The show follows teenager Albert Narracott (a winning Seth Numrich) into the battlefields of France, where he searches for Joey, the horse his drunken father sold to the British calvalry for 100 pounds. For me, the level of the ensemble acting and the script didn’t match the theatricality of the production values. There were too many war-story clichés, from the gun that fortuitously jams to the warm-hearted cease-fire moment between the German and English troops.


Yet I’ll readily admit that, like everyone else in my row, I was wiping away tears at the show’s stirring conclusion.


BENGAL TIGER AT  THE BAGHDAD ZOO


Ironically, on the same day I saw War Horse, I attended a matinee performance of another play that uses an animal to comment on war,  Rajiv Joseph’s Bengal Tiger at the Baghdad Zoo. Robin Williams stars in the title role, as a tiger killed at the zoo by American troops after the invasion of Iraq.


Williams spends most of the play as a ghostly, grizzled figure, wandering the stage in tattered clothes to offer wry, sometimes profane, sometimes angry comments about God, the cosmos and the nature of man. I  often find Williams too cloying and sentimental when he takes on serious roles in films. But here he was a riveting, subtle presence.


The play powerfully explores the corrosive effect of the Iraq war on both the American soldiers and the Iraqis who are affected by their presence.  It also touches on the terror and violence that were part of Iraqi life during the Saddam Hussein regime (one of his vicious sons, Uday, is a character in the drama).


This is a dark, haunting play that will leave you feeling unsettled hours later. It may be too soon for American audiences to confront this subject–even with Williams’ star power, there were many empty seats on the afternoon I attended.  But those looking for theater that confronts contemporary issues  in an unflinching manner will be thoroughly rewarded.


JERUSALEM


Mark Rylance, who wowed Broadway audiences last fall as a preening, egocentric playwright in La Bete, is giving another remarkable performance in  Jerusalem, the final play I caught during my all-too-brief visit.  Rylance is a virtual lock to win the Tony Award for Best Actor next month for the role of Johnny "Rooster” Byron, a former motorcycle daredevil  living in a trailer in the woods in rural England.


As the play opens, the town council has put an eviction notice on Rooster’s metal door.
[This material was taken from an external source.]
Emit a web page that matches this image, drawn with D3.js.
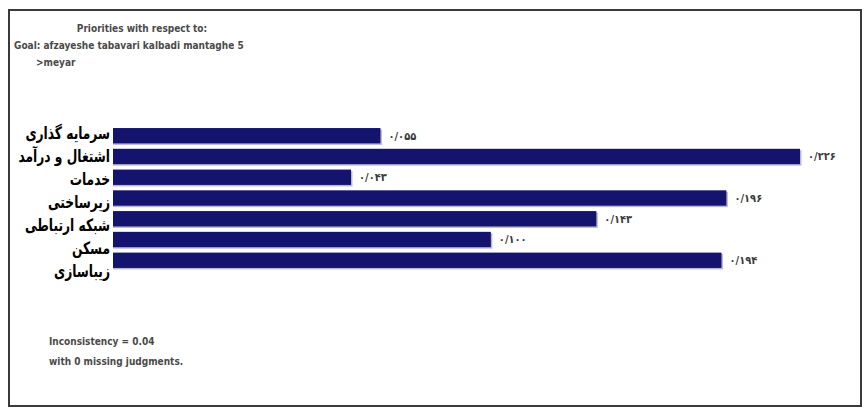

The woods will soon make way for a soulless real estate development,  and, besides, the hard-drinking, drug-using Byron is no  community asset. His trash-strewn property is regularly the site of all-night parties that attract local teenagers  and other hangers-on.


Though Rooster  is hardly a heroic figure, Rylance gives him a kind of eccentric grandeur.  He’s a modern-day  Falstaff, living large, railing against conformity and thumbing his nose at society.


The show’s title comes from a popular British hymn adapted from a poem by William Blake. Many critics, particularly in Britain, where this Jez Butterworth play originated, found Rooster to be a symbol of a mythic England that may never have been, but whose passing is nevertheless  deeply lamented.


That metaphor was lost on me. But you don’t have to be English to appreciate the brilliant work of Rylance and the rest of this talented cast.